Picture: Ben Curtis/AP
Jelena Djokovic and their son applaud after the men's singles final at Wimbledon. Picture: Ben Curtis/AP

Taro Daniel, the 109-ranked Japanese player, stunned in him in Indian Wells, before Benoit Paire, at 47 in the rankings, knocked him out in Miami.

In what was becoming a familiar tale, Martin Klizan, at 140, ousted Djokovic in Barcelona before a shocking quarter-final loss to world No.72 Marco Cecchinato at Roland Garros even prompted a threat not to play Wimbledon.

 "It was a long journey, especially considering that the elbow injury took me out from the tour for six months," Djokovic said.

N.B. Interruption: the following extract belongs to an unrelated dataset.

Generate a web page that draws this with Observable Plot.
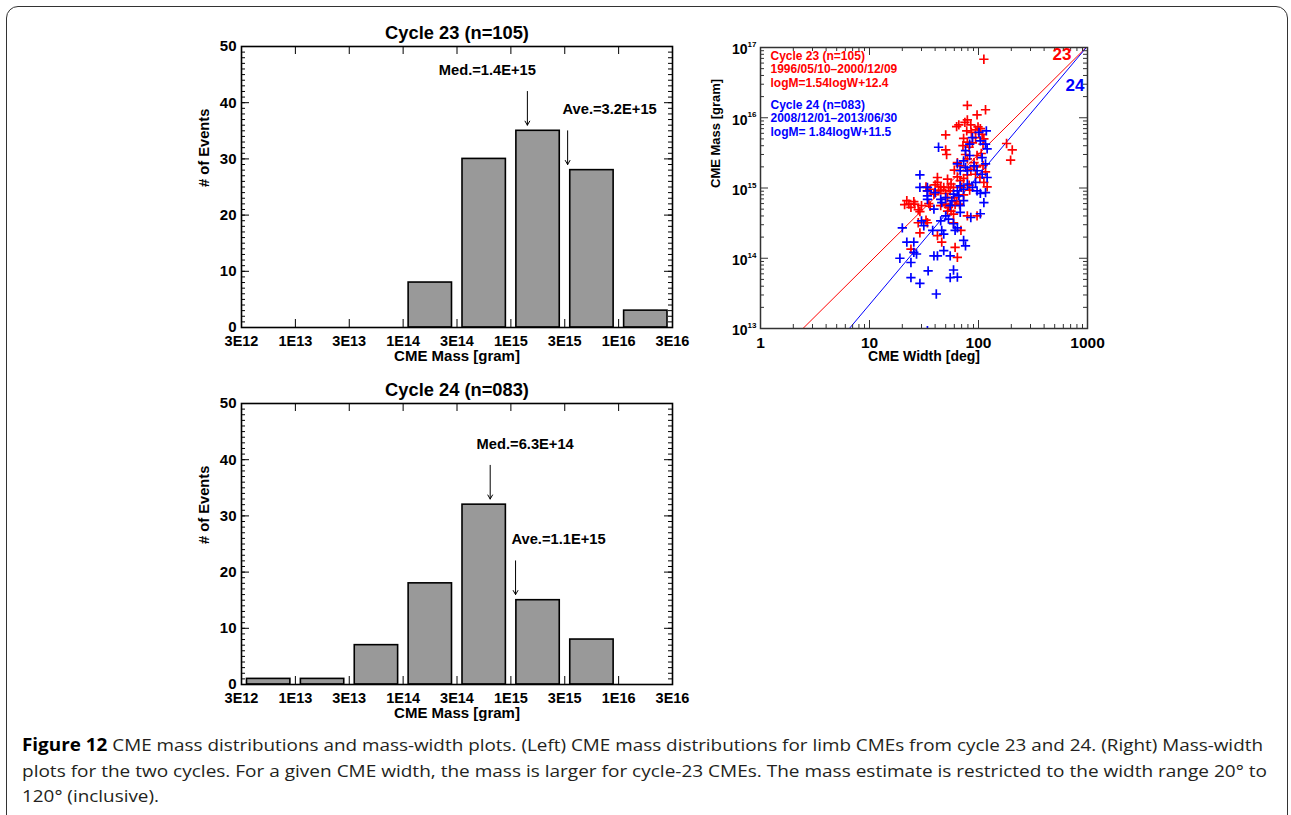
<!DOCTYPE html>
<html><head><meta charset="utf-8">
<script src="https://cdn.jsdelivr.net/npm/d3@7"></script>
<script src="https://cdn.jsdelivr.net/npm/@observablehq/plot@0.6"></script>
<style>
html,body{margin:0;padding:0;background:#fff;}
#page{position:relative;width:1291px;height:815px;overflow:hidden;background:#fff;}
.box{position:absolute;left:6px;top:6px;width:1282px;height:900px;border:1.5px solid #333;border-radius:12px;box-sizing:border-box;}
.chart{position:absolute;}
#caption{position:absolute;left:22px;top:732px;font-family:"Open Sans","Noto Sans",sans-serif;font-size:17px;line-height:25.5px;color:#231f20;}
#caption div{white-space:nowrap;width:max-content;transform-origin:0 50%;}
#caption b{color:#000;}
</style></head><body>
<div id="page">
  <div class="box"></div>
  <div id="h23" class="chart" style="left:190px;top:10px"></div>
  <div id="h24" class="chart" style="left:190px;top:365px"></div>
  <div id="sc" class="chart" style="left:690px;top:10px"></div>
  <div id="caption">
    <div><b>Figure 12</b> CME mass distributions and mass-width plots. (Left) CME mass distributions for limb CMEs from cycle 23 and 24. (Right) Mass-width</div>
    <div>plots for the two cycles. For a given CME width, the mass is larger for cycle-23 CMEs. The mass estimate is restricted to the width range 20° to</div>
    <div>120° (inclusive).</div>
  </div>
</div>
<script>
// ---------------- data ----------------
const massTickLabels = ["3E12","1E13","3E13","1E14","3E14","1E15","3E15","1E16","3E16"];
const massTickValues = [3e12,1e13,3e13,1e14,3e14,1e15,3e15,1e16,3e16];
const counts23 = [0,0,0,8,30,35,28,3];
const counts24 = [1,1,7,18,32,15,8,0];
const histTitles = ["Cycle 23 (n=105)","Cycle 24 (n=083)"];
const medians = [1.4e15, 6.3e14];
const averages = [3.2e15, 1.1e15];
const medianLabels = ["Med.=1.4E+15","Med.=6.3E+14"];
const averageLabels = ["Ave.=3.2E+15","Ave.=1.1E+15"];

const cycle23Width = [112,79,116,97,79,75,63,66,85,99,104,94,86,50,73,79,72,82,112,110,50,51,181,204,197,76,79,91,96,110,116,60,64,68,73,79,94,103,112,52,56,53,42,45,48,43,40,33,34,36,50,52,60,63,67,73,22,23,25.5,21,24,28,29,35,36,45,50,53,61,56,59,28,33,34,97,29,42,46,69,61,64,24,120,82,83,42,45,26,64,68,85,97,106,88,94,78,108,55,39,70,59,52,30,79,59];
const cycle23Mass = [6.8e16,1.5e16,1.3e16,1.1e16,9.3e15,8.6e15,7.5e15,7.9e15,7.9e15,7.4e15,7.0e15,6.7e15,6.2e15,5.7e15,5.1e15,4.5e15,4.0e15,3.8e15,5.0e15,4.2e15,3.5e15,3.0e15,4.3e15,3.5e15,2.5e15,3.0e15,2.6e15,2.3e15,2.0e15,2.1e15,1.7e15,1.8e15,1.44e15,1.27e15,1.37e15,1.54e15,1.57e15,1.41e15,1.2e15,1.34e15,1.14e15,1.02e15,1.2e15,1.04e15,1.02e15,9.1e14,1.11e15,1.04e15,9.1e14,9.6e14,8.4e14,7.3e14,7.3e14,6.4e14,5.9e14,8.0e14,6.6e14,5.9e14,6.4e14,5.8e14,5.3e14,4.9e14,4.6e14,6.0e14,5.5e14,5.6e14,5.9e14,5.3e14,5.8e14,4.7e14,4.25e14,3.2e14,3.5e14,3.2e14,4.0e14,2.3e14,2.1e14,1.7e14,2.5e14,1.43e14,1.03e14,1.35e14,1.04e15,1.1e15,9.3e14,1.41e15,9.3e14,5.9e14,2.3e15,2.07e15,1.85e15,2.9e15,3.1e15,4.4e15,5.2e15,6.5e15,5.8e15,9.1e14,8.2e14,1.02e15,1.02e15,4.7e14,5.6e14,4.0e14,3.2e14];
const cycle24Width = [101,118,88,104,116,120,83,76,73,83,43,64,68,76,91,108,116,120,108,97,79,73,68,64,66,73,68,59,57,88,97,104,116,94,29,34,34,34,34,40,45,46,50,53,39,59,61,64,73,76,85,104,112,45,38,46,48,20,19,22,25.5,25.5,27,24,30,31.5,39,42,48,55,59,64,55,34.5,24,29,41,29,50,55,79,34,68];
const cycle24Mass = [6.2e15,6.5e15,5.2e15,4.7e15,4.2e15,3.6e15,4.2e15,3.4e15,2.44e15,2.9e15,3.8e15,2.2e15,1.76e15,1.96e15,2.07e15,2.7e15,2.2e15,1.41e15,1.57e15,1.76e15,1.14e15,9.6e14,1.07e15,9.1e14,7.7e14,6.6e14,5.6e14,8.2e14,6.6e14,1.02e15,9.1e14,8.4e14,8.6e14,1.2e15,1.54e15,1.02e15,9.1e14,7.7e14,6.9e14,8.6e14,6.9e14,6.2e14,4.0e14,3.6e14,5.0e14,3.1e14,2.5e14,2.7e14,1.8e14,1.5e14,3.8e14,4.3e14,6.2e14,3.4e14,2.5e14,2.5e14,2.2e14,2.7e14,1.0e14,1.7e14,1.7e14,1.21e14,1.15e14,8.7e13,3.4e14,2.9e14,1.08e14,1.08e14,1.28e14,1.08e14,6.8e13,5.4e13,5.3e13,6.6e13,5.3e13,4.4e13,3.1e13,1.02e15,7.3e14,5.6e14,1.76e15,9.3e12,4.5e14];
const fitSlopes = [1.54, 1.84];
const fitIntercepts = [12.4, 11.5];
const scatterLegend23 = ["Cycle 23 (n=105)","1996/05/10–2000/12/09","logM=1.54logW+12.4"];
const scatterLegend24 = ["Cycle 24 (n=083)","2008/12/01–2013/06/30","logM= 1.84logW+11.5"];
const widthTicks = [1,10,100,1000];
const massDecades = [1e13,1e14,1e15,1e16,1e17];

// ---------------- helpers ----------------
const FONT = "'Liberation Sans', Arial, Helvetica, sans-serif";
const baseStyle = {fontFamily: FONT, fontWeight: "bold", fontSize: "14px", color: "black", background: "transparent", overflow: "visible"};

function massIndex(m) {
  for (let i = 0; i < massTickValues.length - 1; i++) {
    const a = massTickValues[i], b = massTickValues[i + 1];
    if (m >= a && m < b) return i + Math.log(m / a) / Math.log(b / a);
  }
  return massTickValues.length - 1;
}

function histogram(el, counts, title, med, medLabel, ave, aveLabel, medDx, aveDx, mt) {
  const W = 500, H = 365, ml = 51, mr = 18, mb = H - mt - 281;
  const pw = W - ml - mr, ph = H - mt - mb;
  const bins = counts.map((c, i) => ({i, c})).filter(d => d.c > 0);
  const mk = (m, label) => {
    const x = massIndex(m);
    const tip = counts[Math.floor(x)] + 1;
    return {x, label, tip, tail: tip + 6, ty: tip + 9.8};
  };
  const aMed = mk(med, medLabel), aAve = mk(ave, aveLabel);
  const major = d3.range(0, 51, 10), minor = d3.range(0, 51, 1);
  const xt = d3.range(0, 9);
  const chart = Plot.plot({
    width: W, height: H, marginLeft: ml, marginRight: mr, marginTop: mt, marginBottom: mb,
    style: baseStyle,
    x: {domain: [0, 8], axis: null},
    y: {domain: [0, 50], axis: null},
    marks: [
      Plot.rectY(bins, {x1: d => d.i, x2: d => d.i + 1, y: "c", fill: "#999999", stroke: "black", strokeWidth: 1.6, insetLeft: 5.5, insetRight: 5}),
      Plot.tickY(minor, {y: d => d, insetRight: pw - 4, stroke: "black"}),
      Plot.tickY(minor, {y: d => d, insetLeft: pw - 4, stroke: "black"}),
      Plot.tickY(major, {y: d => d, insetRight: pw - 8, stroke: "black"}),
      Plot.tickY(major, {y: d => d, insetLeft: pw - 8, stroke: "black"}),
      Plot.tickX(xt, {x: d => d, insetTop: ph - 8, stroke: "black"}),
      Plot.tickX(xt, {x: d => d, insetBottom: ph - 8, stroke: "black"}),
      Plot.frame({stroke: "black", strokeWidth: 1.6}),
      Plot.axisY({ticks: major, tickSize: 0, tickPadding: 5, label: null, fontSize: 15}),
      Plot.axisX({ticks: xt, tickFormat: i => massTickLabels[i], tickSize: 0, tickPadding: 8, label: null, fontSize: 14.5}),
      Plot.arrow([aMed, aAve], {x1: "x", x2: "x", y1: "tail", y2: "tip", stroke: "black", strokeWidth: 1, headLength: 7, headAngle: 60}),
      Plot.text([aMed], {x: "x", y: "ty", text: "label", dx: medDx, fontSize: 14.7, lineAnchor: "middle"}),
      Plot.text([aAve], {x: "x", y: "ty", text: "label", dx: aveDx, fontSize: 14.7, lineAnchor: "middle"}),
      Plot.text([title], {frameAnchor: "top", dy: -13.5, fontSize: 18.3, lineAnchor: "middle"}),
      Plot.text(["CME Mass [gram]"], {frameAnchor: "bottom", dy: 29, fontSize: 15, lineAnchor: "middle"}),
      Plot.text(["# of Events"], {frameAnchor: "left", dx: -37, rotate: -90, fontSize: 14.7, lineAnchor: "middle"})
    ]
  });
  document.getElementById(el).appendChild(chart);
}

histogram("h23", counts23, histTitles[0], medians[0], medianLabels[0], averages[0], averageLabels[0], -40, 42, 36);
histogram("h24", counts24, histTitles[1], medians[1], medianLabels[1], averages[1], averageLabels[1], 35, 43, 38);

// ---------------- scatter ----------------
(function () {
  const W = 420, H = 365, ml = 70, mr = 23, mt = 37, mb = 47;
  const pw = W - ml - mr, ph = H - mt - mb;
  const pts23 = cycle23Width.map((w, i) => ({w, m: cycle23Mass[i]}));
  const pts24 = cycle24Width.map((w, i) => ({w, m: cycle24Mass[i]}));
  const fitLine = k => [1, 1000].map(w => ({w, m: Math.pow(10, fitSlopes[k] * Math.log10(w) + fitIntercepts[k])}));
  const xMinor = [], yMinor = [];
  [1, 10, 100].forEach(d => { for (let k = 2; k <= 9; k++) xMinor.push(k * d); });
  [1e13, 1e14, 1e15, 1e16].forEach(d => { for (let k = 2; k <= 9; k++) yMinor.push(k * d); });
  const red = "#ff0000", blue = "#0000ff";
  const chart = Plot.plot({
    width: W, height: H, marginLeft: ml, marginRight: mr, marginTop: mt, marginBottom: mb,
    style: baseStyle,
    x: {type: "log", domain: [1, 1000], axis: null},
    y: {type: "log", domain: [1e13, 1e17], axis: null},
    marks: [
      Plot.line(fitLine(0), {x: "w", y: "m", stroke: red, strokeWidth: 1, clip: true}),
      Plot.line(fitLine(1), {x: "w", y: "m", stroke: blue, strokeWidth: 1, clip: true}),
      Plot.dot(pts23, {x: "w", y: "m", symbol: "plus", r: 3.1, stroke: red, strokeWidth: 1.7, clip: true}),
      Plot.dot(pts24, {x: "w", y: "m", symbol: "plus", r: 3.1, stroke: blue, strokeWidth: 1.7, clip: true}),
      Plot.tickX(xMinor, {x: d => d, insetTop: ph - 4, stroke: "#333"}),
      Plot.tickX(xMinor, {x: d => d, insetBottom: ph - 4, stroke: "#333"}),
      Plot.tickX(widthTicks, {x: d => d, insetTop: ph - 8, stroke: "#333"}),
      Plot.tickX(widthTicks, {x: d => d, insetBottom: ph - 8, stroke: "#333"}),
      Plot.tickY(yMinor, {y: d => d, insetRight: pw - 4, stroke: "#333"}),
      Plot.tickY(yMinor, {y: d => d, insetLeft: pw - 4, stroke: "#333"}),
      Plot.tickY(massDecades, {y: d => d, insetRight: pw - 8, stroke: "#333"}),
      Plot.tickY(massDecades, {y: d => d, insetLeft: pw - 8, stroke: "#333"}),
      Plot.frame({stroke: "#333", strokeWidth: 1.5}),
      Plot.axisX({ticks: widthTicks, tickFormat: d => String(d), tickSize: 0, tickPadding: 8, label: null, fontSize: 15.5}),
      Plot.text(massDecades, {y: d => d, frameAnchor: "left", text: () => "10", textAnchor: "end", lineAnchor: "middle", dx: -13, dy: 2.5, fontSize: 14}),
      Plot.text(massDecades, {y: d => d, frameAnchor: "left", text: d => String(Math.round(Math.log10(d))), textAnchor: "start", lineAnchor: "middle", dx: -13, dy: -3, fontSize: 8}),
      Plot.text(["CME Width [deg]"], {frameAnchor: "bottom", dy: 28.5, fontSize: 14, lineAnchor: "middle"}),
      Plot.text(["CME Mass [gram]"], {frameAnchor: "left", dx: -45, rotate: -90, fontSize: 13, lineAnchor: "middle"}),
      ...scatterLegend23.map((t, i) => Plot.text([t], {frameAnchor: "top-left", textAnchor: "start", lineAnchor: "middle", dx: 10, dy: 8.5 + 13.6 * i, fill: red, fontSize: 12})),
      ...scatterLegend24.map((t, i) => Plot.text([t], {frameAnchor: "top-left", textAnchor: "start", lineAnchor: "middle", dx: 10, dy: 57.5 + 13.5 * i, fill: blue, fontSize: 12})),
      Plot.text(["23"], {frameAnchor: "top-right", textAnchor: "end", lineAnchor: "middle", dx: -16, dy: 7.5, fill: red, fontSize: 17}),
      Plot.text(["24"], {frameAnchor: "top-right", textAnchor: "end", lineAnchor: "middle", dx: -3, dy: 38.5, fill: blue, fontSize: 17})
    ]
  });
  document.getElementById("sc").appendChild(chart);
})();

// ---------------- caption fit ----------------
(function () {
  const lines = document.querySelectorAll("#caption div");
  const targets = [1241, 1245];
  const k0 = targets[0] / lines[0].getBoundingClientRect().width;
  lines.forEach((l, i) => {
    const k = i < targets.length ? targets[i] / l.getBoundingClientRect().width : k0;
    l.style.transform = `scaleX(${k})`;
  });
})();
</script>
</body></html>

"But I got back to the court too fast. I wasn't ready to compete. I did not expect to be back in the top shape at Wimbledon so quickly.

"If you asked me after Roland Garros, I would probably maybe doubt that."

Djokovic said his five-set semi-final victory over old rival Rafael Nadal, a match that lasted five hours and 15 minutes and was the fifth longest ever at Wimbledon, gave him the belief that this could be his year.

It took his record over the Spaniard to 27-25 in their 12-year rivalry.

"I proved something to myself," said Djokovic, the lowest-ranked champion at Wimbledon since Goran Ivanisevic in 2001.

"Playing against Nadal in the semi-finals here was the biggest test that I could have specifically for that, just to see whether I can prevail.

"That's why I spend a lot of energy and I put a lot of effort to win that match."

Djokovic also admitted that Sunday's victory was on a par with his first Wimbledon crown in 2011, which paved the way for him to become world No.1 for the first time.

"I dreamed of winning it when I was a seven-year-old boy. I made a lot of improvised Wimbledon trophies from different materials," he said.

"If I can pick one, that would be probably the first one and this year's winning because my son was at the trophy ceremony, which made it extra special."